Çok Sevgili Aziz Büyüğümüz ve Çok Değerli Site Dostları,
Sizleri, sonsuz hayırlar ve güzelliklerin üzerinize olması dileğiyle bir kez daha selamlıyor ve sayın büyüğümüzün yıllar evvel kaleme alınmış dört bölümlük bir köşe yazısının ilk bölümü ile başbaşa bırakıyorum.
Selam, saygı ve sevgilerle hoşçakalın...
Çiğdem Seçkin Gürel
Hoşgörü (1)
Sevgi, saygı ve hoşgörü birbirini tamamlayan, bütünleyen, hayatı yaşanmaya değer kılan üç ana unsurdur. Bir sacayağı gibidir. Ama bana sorsanız, en önemlisi hangisi diye, “hoşgörüdür” derim. Hayatta kusursuz, noksansız, hatasız insan yoktur. Hepimizin, tek istisna olmadan hepimizin, zayıf tarafları vardır. Ya tamamlanacak eksik taraflarımız ya da törpülenmesi gereken sivriliklerimiz vardır. İşte o zaman hoşgörü imdâda yetişir. Hoşgörü ile birbirimizi sevebilir, sayabiliriz. Kabul edebiliriz.

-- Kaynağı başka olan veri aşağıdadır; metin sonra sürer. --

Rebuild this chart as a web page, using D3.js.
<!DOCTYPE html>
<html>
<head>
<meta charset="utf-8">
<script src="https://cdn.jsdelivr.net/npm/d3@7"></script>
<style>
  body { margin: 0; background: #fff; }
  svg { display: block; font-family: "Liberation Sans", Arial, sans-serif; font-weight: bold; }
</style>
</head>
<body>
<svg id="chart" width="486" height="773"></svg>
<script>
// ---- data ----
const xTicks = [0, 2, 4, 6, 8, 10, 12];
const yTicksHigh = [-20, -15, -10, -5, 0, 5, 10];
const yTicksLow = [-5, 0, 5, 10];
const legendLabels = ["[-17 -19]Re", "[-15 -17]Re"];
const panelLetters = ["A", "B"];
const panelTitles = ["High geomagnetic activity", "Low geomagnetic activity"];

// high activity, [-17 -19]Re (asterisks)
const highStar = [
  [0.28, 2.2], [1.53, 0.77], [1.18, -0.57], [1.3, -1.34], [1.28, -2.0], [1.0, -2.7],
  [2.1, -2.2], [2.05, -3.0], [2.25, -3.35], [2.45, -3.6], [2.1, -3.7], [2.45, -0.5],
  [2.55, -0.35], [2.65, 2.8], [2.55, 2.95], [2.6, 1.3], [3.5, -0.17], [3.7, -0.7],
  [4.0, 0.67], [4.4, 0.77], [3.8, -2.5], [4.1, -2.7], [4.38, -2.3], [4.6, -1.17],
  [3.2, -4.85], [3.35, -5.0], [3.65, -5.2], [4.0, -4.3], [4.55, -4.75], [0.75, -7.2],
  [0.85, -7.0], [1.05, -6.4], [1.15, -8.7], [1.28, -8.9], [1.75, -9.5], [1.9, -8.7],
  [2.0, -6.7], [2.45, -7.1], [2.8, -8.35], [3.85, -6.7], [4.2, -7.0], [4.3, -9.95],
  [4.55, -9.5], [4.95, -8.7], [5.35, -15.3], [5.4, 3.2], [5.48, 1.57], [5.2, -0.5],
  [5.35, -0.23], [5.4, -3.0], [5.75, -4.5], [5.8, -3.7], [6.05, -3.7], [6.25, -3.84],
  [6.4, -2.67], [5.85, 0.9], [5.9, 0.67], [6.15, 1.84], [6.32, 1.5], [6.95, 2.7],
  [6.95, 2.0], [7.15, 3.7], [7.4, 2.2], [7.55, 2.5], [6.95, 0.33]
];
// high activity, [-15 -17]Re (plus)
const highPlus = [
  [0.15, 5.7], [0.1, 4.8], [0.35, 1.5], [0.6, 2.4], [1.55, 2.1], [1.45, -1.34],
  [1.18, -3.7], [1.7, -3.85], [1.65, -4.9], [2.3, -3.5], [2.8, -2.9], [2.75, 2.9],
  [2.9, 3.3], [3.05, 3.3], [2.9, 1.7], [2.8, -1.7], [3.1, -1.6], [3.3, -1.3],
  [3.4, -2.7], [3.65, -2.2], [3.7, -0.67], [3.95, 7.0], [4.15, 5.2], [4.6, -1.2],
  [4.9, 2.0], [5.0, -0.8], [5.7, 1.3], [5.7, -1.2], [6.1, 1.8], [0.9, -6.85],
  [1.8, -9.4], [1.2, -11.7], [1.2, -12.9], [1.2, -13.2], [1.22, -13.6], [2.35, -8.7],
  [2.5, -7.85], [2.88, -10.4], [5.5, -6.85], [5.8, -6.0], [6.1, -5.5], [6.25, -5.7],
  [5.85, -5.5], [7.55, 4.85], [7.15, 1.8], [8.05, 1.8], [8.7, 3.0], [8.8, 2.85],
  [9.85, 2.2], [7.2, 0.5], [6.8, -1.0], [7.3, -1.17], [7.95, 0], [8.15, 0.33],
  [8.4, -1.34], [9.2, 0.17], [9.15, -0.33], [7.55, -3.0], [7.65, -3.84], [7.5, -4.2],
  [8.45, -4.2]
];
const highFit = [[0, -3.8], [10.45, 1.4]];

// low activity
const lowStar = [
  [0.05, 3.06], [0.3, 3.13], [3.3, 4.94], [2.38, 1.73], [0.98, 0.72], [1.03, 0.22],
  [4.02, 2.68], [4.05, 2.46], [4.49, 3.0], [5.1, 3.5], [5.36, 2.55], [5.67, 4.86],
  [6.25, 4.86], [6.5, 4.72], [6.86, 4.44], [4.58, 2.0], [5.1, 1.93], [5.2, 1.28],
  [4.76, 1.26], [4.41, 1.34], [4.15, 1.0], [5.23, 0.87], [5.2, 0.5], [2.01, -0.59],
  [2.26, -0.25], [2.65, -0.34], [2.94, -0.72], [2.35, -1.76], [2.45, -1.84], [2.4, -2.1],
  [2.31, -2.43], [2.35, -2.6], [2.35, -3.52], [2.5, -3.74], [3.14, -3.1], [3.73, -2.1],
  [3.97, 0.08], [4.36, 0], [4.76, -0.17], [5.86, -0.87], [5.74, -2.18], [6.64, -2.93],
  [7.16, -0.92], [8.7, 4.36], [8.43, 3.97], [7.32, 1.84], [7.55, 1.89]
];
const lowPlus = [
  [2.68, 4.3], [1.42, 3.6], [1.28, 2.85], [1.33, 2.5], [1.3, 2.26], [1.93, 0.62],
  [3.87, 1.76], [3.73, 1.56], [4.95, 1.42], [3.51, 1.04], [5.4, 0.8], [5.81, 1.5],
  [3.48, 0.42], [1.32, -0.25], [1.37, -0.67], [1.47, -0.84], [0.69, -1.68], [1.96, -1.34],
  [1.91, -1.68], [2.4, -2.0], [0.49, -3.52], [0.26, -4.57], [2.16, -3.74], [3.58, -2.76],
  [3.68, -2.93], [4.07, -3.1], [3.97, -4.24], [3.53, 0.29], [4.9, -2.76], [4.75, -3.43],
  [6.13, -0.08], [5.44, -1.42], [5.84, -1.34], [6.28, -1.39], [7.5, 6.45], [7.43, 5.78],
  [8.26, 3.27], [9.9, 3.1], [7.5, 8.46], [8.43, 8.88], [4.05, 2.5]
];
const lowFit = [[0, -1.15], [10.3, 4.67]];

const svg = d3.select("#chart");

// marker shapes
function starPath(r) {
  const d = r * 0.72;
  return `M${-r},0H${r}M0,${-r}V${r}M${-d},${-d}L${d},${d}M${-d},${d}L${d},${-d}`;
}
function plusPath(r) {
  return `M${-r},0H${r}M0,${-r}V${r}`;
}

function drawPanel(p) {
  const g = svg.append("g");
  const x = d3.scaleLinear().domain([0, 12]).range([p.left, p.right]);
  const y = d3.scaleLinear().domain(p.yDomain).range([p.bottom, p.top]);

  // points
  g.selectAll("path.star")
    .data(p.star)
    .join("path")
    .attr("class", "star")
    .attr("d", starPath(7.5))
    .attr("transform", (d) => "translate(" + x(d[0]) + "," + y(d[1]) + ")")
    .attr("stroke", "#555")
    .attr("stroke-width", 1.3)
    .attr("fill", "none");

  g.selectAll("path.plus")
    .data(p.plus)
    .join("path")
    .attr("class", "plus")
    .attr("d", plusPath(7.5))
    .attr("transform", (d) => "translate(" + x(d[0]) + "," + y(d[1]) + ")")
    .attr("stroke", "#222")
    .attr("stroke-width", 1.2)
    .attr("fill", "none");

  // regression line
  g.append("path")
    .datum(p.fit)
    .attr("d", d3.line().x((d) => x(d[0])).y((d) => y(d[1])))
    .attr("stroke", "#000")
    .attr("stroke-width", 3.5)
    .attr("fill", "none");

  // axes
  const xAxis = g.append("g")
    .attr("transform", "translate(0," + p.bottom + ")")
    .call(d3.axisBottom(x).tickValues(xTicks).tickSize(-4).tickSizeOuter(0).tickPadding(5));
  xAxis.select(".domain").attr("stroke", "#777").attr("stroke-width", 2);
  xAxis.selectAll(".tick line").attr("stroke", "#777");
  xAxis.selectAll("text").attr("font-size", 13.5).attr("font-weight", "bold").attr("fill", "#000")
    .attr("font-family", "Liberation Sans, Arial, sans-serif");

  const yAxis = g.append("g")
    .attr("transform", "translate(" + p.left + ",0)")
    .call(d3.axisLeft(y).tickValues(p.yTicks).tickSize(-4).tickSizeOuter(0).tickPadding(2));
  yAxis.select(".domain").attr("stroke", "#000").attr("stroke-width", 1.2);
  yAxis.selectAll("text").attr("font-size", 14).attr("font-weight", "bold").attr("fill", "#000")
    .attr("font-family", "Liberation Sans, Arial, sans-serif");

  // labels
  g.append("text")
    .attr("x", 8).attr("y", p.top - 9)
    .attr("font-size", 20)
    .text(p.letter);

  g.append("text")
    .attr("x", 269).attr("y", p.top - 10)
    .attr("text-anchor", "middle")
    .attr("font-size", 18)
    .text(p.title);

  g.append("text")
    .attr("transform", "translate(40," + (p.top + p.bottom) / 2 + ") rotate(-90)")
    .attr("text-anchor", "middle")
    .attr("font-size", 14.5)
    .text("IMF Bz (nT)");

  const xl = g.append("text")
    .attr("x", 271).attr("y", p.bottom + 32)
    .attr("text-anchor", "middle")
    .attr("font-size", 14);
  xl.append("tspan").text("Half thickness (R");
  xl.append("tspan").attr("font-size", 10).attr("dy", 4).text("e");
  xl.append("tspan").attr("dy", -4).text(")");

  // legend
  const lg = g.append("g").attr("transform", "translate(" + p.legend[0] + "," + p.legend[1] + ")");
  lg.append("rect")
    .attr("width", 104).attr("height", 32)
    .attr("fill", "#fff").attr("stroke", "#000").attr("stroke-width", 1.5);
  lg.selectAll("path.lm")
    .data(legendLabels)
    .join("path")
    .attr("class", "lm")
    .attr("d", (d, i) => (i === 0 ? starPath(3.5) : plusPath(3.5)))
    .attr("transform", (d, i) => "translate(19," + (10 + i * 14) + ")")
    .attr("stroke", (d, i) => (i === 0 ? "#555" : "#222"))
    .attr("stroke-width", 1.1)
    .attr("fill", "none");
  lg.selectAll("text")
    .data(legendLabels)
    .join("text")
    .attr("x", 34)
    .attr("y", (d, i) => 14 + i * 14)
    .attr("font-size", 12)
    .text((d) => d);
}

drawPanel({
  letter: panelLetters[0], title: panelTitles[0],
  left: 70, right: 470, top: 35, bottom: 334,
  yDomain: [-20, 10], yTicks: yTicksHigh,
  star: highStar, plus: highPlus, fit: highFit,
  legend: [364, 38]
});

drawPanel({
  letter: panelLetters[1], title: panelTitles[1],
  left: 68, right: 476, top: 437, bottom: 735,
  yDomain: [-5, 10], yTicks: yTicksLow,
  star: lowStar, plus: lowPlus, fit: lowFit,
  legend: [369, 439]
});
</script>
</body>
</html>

Batıda hoşgörü hakkında binlerce kitap yazılmış, konu her yönü ile didik didik edilmiş, araştırılmış, incelenmiş ama yine de sağlam bir temele oturtulamamış. Yıllarca o kitapların bir kısmını okudum. Ama yine de aradığımı bulamadım. Bu işi dünya kültür tarihinde en iyi halleden Yunus olmuş, bana kalırsa. Öyle bir söz söylemiş ki, meseleyi kökünden hallediyor. Ne demiş Yunus: “Yaradılanı hoşgör, Yaradandan ötürü”. “Neden hoşgörülü olmalıyız, mecbur muyum ben?” sorularına kimse doğru dürüst bir cevap getiremedi. Ama Yunus, büyük Yunus, bu soruyu öyle bir cevaplandırıyor ki, diyecek söz kalmıyor. İnsan Yunus’un mısraını okuyunca, tatmin oluyor, “Evet,” diyor, “ben insansam eğer, hoşgörülü olmaya mecburum”.

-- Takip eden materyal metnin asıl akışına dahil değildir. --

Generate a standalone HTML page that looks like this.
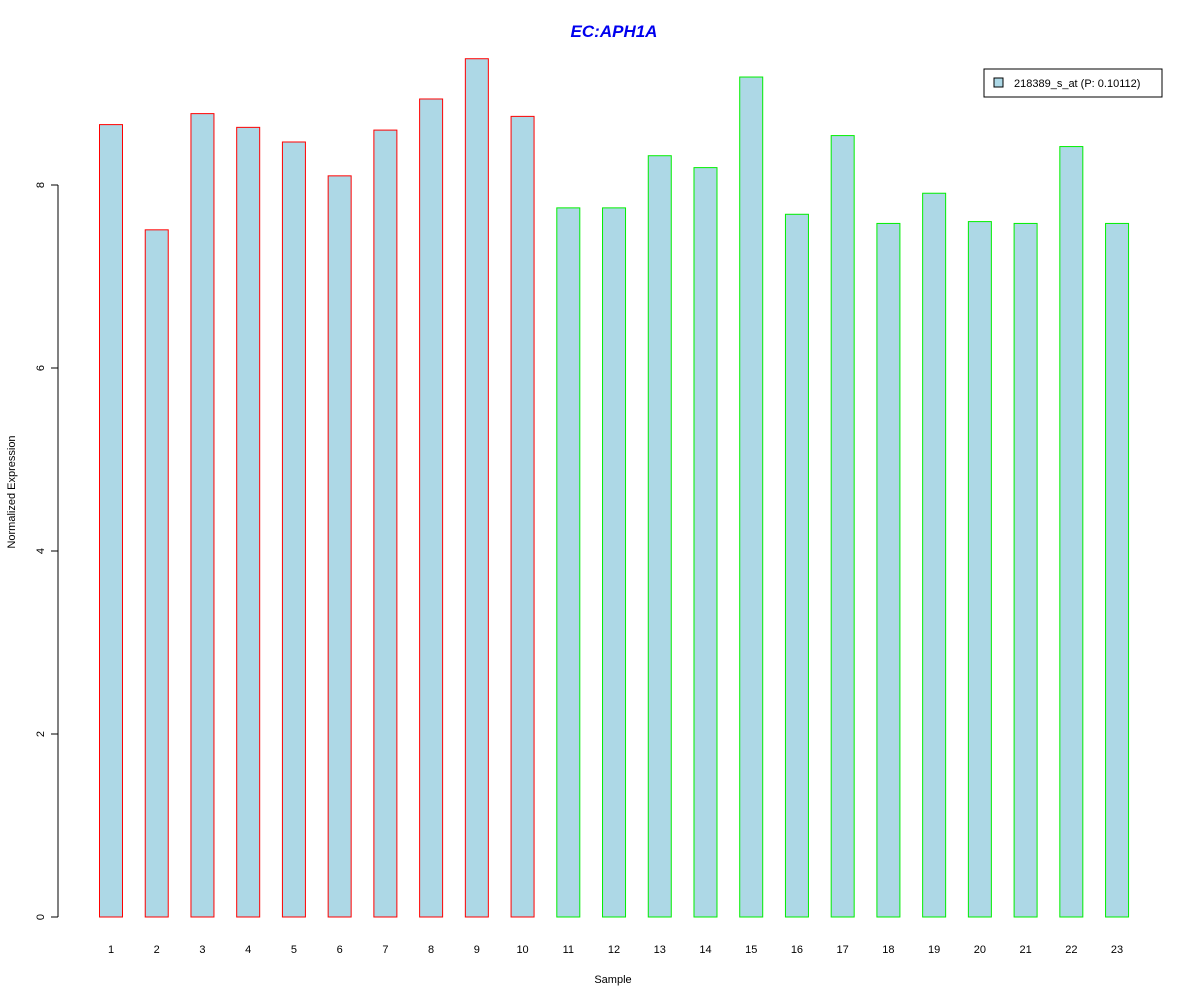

Tasavvufta bir söz vardır: “Allah, Allah’lığını kimseye vermez.” diye. Tam kâmil, noksansız ve her şeyden münezzeh olmak, yalnız Allah’a mahsus bir sıfattır. Biz insanız, kuluz, noksanız, kusurluyuz. El açıp dualar ediyoruz: “Kulluk edemedim, affına geldim.” diye. Birbirimizi ancak hoşgörü ile benimser, kabul ederiz. Hatalı, kusurlu, bazı yönleriyle sivri, bazı yönleriyle noksan bir varlığı ancak, “Yaradılanı hoşgör, Yaradandan ötürü” diyerek sevebiliriz. Hoşgörünün olmadığı yerde sevgi de yoktur, saygı da. Yunus, “Taş gönülden ne biter” diye sorar. Tabii hiçbir şey. Önemli olan o taş gibi gönlü, o ipek gibi olan insan gönlünü, sevginin, saygının, hoşgörünün çiçeklendiği bir mübarek mekân haline getirebilmektir. O zaman “ben” gider, “sen” kalır. Nefsin egemenliği yıkılır. Yerini aşk alır, ihlâs alır, şefkat, merhamet ve hizmet heyecanı alır.